_Written problem_
Transcribe each line of the material as it is, and drop any picture.

_Data lines_
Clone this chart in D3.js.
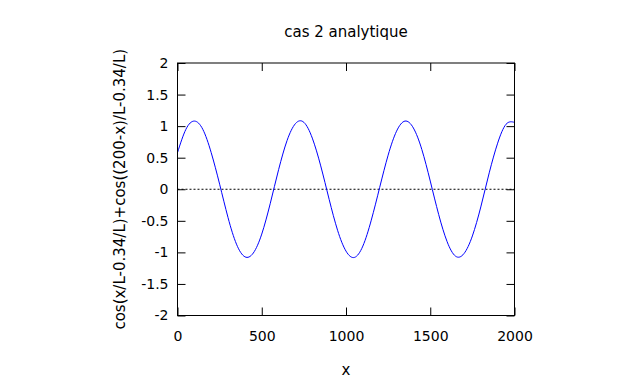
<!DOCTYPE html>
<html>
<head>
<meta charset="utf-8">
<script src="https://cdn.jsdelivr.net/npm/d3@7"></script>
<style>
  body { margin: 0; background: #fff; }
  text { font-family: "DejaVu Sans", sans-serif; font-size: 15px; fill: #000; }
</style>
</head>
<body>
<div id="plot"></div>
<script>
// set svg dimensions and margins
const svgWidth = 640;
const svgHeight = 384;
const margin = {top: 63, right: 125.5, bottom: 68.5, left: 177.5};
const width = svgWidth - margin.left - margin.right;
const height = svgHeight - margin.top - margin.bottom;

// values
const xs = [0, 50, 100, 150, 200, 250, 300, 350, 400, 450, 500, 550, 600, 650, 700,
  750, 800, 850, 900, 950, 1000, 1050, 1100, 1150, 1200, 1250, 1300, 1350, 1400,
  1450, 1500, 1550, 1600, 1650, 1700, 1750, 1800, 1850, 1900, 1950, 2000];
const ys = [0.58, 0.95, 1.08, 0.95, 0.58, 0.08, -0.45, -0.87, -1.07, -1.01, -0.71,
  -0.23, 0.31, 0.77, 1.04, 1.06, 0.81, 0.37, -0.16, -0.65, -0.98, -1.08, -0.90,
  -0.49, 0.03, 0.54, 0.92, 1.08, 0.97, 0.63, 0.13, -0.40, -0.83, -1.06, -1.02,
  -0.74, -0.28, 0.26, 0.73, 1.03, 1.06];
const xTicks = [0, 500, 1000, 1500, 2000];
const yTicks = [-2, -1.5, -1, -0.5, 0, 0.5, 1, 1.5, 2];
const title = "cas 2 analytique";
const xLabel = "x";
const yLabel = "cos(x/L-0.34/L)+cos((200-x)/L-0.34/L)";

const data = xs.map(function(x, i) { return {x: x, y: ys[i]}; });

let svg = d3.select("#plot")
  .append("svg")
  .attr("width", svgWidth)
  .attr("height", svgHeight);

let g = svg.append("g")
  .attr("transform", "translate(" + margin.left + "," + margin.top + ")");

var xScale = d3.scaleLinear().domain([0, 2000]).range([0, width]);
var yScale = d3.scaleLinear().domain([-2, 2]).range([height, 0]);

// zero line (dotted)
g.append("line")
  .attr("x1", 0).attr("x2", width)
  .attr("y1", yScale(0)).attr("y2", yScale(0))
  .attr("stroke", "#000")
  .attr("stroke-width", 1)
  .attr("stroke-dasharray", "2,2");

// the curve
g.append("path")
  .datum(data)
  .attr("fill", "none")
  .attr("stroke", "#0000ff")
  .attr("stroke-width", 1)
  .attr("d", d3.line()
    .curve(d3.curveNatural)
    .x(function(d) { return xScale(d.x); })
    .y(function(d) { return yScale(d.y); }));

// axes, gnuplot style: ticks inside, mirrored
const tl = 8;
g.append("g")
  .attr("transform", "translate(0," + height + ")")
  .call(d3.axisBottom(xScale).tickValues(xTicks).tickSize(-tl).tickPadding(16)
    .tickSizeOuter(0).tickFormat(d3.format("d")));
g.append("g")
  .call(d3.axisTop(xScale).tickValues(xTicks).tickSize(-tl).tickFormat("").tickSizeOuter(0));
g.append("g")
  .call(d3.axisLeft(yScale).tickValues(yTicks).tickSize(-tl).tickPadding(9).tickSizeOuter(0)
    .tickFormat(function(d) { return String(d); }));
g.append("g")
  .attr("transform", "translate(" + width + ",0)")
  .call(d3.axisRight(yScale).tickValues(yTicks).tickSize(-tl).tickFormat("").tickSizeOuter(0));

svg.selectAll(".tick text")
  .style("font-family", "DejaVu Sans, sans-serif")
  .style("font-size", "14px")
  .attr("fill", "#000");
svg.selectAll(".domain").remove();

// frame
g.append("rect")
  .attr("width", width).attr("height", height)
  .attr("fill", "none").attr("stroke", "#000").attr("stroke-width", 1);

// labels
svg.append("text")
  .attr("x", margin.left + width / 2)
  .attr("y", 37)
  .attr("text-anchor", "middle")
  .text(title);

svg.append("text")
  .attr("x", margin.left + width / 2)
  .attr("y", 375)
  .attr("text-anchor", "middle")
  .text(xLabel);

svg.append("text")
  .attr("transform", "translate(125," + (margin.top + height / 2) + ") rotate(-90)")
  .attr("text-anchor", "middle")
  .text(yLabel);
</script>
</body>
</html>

_Result of this exercise_
Clone this chart in D3.js.
<!DOCTYPE html>
<html>
<head>
<meta charset="utf-8">
<script src="https://cdn.jsdelivr.net/npm/d3@7"></script>
<style>
  body { margin: 0; background: #fff; }
  text { font-family: "DejaVu Sans", sans-serif; font-size: 15px; fill: #000; }
</style>
</head>
<body>
<div id="plot"></div>
<script>
// set svg dimensions and margins
const svgWidth = 640;
const svgHeight = 384;
const margin = {top: 63, right: 125.5, bottom: 68.5, left: 177.5};
const width = svgWidth - margin.left - margin.right;
const height = svgHeight - margin.top - margin.bottom;

// values
const xs = [0, 50, 100, 150, 200, 250, 300, 350, 400, 450, 500, 550, 600, 650, 700,
  750, 800, 850, 900, 950, 1000, 1050, 1100, 1150, 1200, 1250, 1300, 1350, 1400,
  1450, 1500, 1550, 1600, 1650, 1700, 1750, 1800, 1850, 1900, 1950, 2000];
const ys = [0.58, 0.95, 1.08, 0.95, 0.58, 0.08, -0.45, -0.87, -1.07, -1.01, -0.71,
  -0.23, 0.31, 0.77, 1.04, 1.06, 0.81, 0.37, -0.16, -0.65, -0.98, -1.08, -0.90,
  -0.49, 0.03, 0.54, 0.92, 1.08, 0.97, 0.63, 0.13, -0.40, -0.83, -1.06, -1.02,
  -0.74, -0.28, 0.26, 0.73, 1.03, 1.06];
const xTicks = [0, 500, 1000, 1500, 2000];
const yTicks = [-2, -1.5, -1, -0.5, 0, 0.5, 1, 1.5, 2];
const title = "cas 2 analytique";
const xLabel = "x";
const yLabel = "cos(x/L-0.34/L)+cos((200-x)/L-0.34/L)";

const data = xs.map(function(x, i) { return {x: x, y: ys[i]}; });

let svg = d3.select("#plot")
  .append("svg")
  .attr("width", svgWidth)
  .attr("height", svgHeight);

let g = svg.append("g")
  .attr("transform", "translate(" + margin.left + "," + margin.top + ")");

var xScale = d3.scaleLinear().domain([0, 2000]).range([0, width]);
var yScale = d3.scaleLinear().domain([-2, 2]).range([height, 0]);

// zero line (dotted)
g.append("line")
  .attr("x1", 0).attr("x2", width)
  .attr("y1", yScale(0)).attr("y2", yScale(0))
  .attr("stroke", "#000")
  .attr("stroke-width", 1)
  .attr("stroke-dasharray", "2,2");

// the curve
g.append("path")
  .datum(data)
  .attr("fill", "none")
  .attr("stroke", "#0000ff")
  .attr("stroke-width", 1)
  .attr("d", d3.line()
    .curve(d3.curveNatural)
    .x(function(d) { return xScale(d.x); })
    .y(function(d) { return yScale(d.y); }));

// axes, gnuplot style: ticks inside, mirrored
const tl = 8;
g.append("g")
  .attr("transform", "translate(0," + height + ")")
  .call(d3.axisBottom(xScale).tickValues(xTicks).tickSize(-tl).tickPadding(16)
    .tickSizeOuter(0).tickFormat(d3.format("d")));
g.append("g")
  .call(d3.axisTop(xScale).tickValues(xTicks).tickSize(-tl).tickFormat("").tickSizeOuter(0));
g.append("g")
  .call(d3.axisLeft(yScale).tickValues(yTicks).tickSize(-tl).tickPadding(9).tickSizeOuter(0)
    .tickFormat(function(d) { return String(d); }));
g.append("g")
  .attr("transform", "translate(" + width + ",0)")
  .call(d3.axisRight(yScale).tickValues(yTicks).tickSize(-tl).tickFormat("").tickSizeOuter(0));

svg.selectAll(".tick text")
  .style("font-family", "DejaVu Sans, sans-serif")
  .style("font-size", "14px")
  .attr("fill", "#000");
svg.selectAll(".domain").remove();

// frame
g.append("rect")
  .attr("width", width).attr("height", height)
  .attr("fill", "none").attr("stroke", "#000").attr("stroke-width", 1);

// labels
svg.append("text")
  .attr("x", margin.left + width / 2)
  .attr("y", 37)
  .attr("text-anchor", "middle")
  .text(title);

svg.append("text")
  .attr("x", margin.left + width / 2)
  .attr("y", 375)
  .attr("text-anchor", "middle")
  .text(xLabel);

svg.append("text")
  .attr("transform", "translate(125," + (margin.top + height / 2) + ") rotate(-90)")
  .attr("text-anchor", "middle")
  .text(yLabel);
</script>
</body>
</html>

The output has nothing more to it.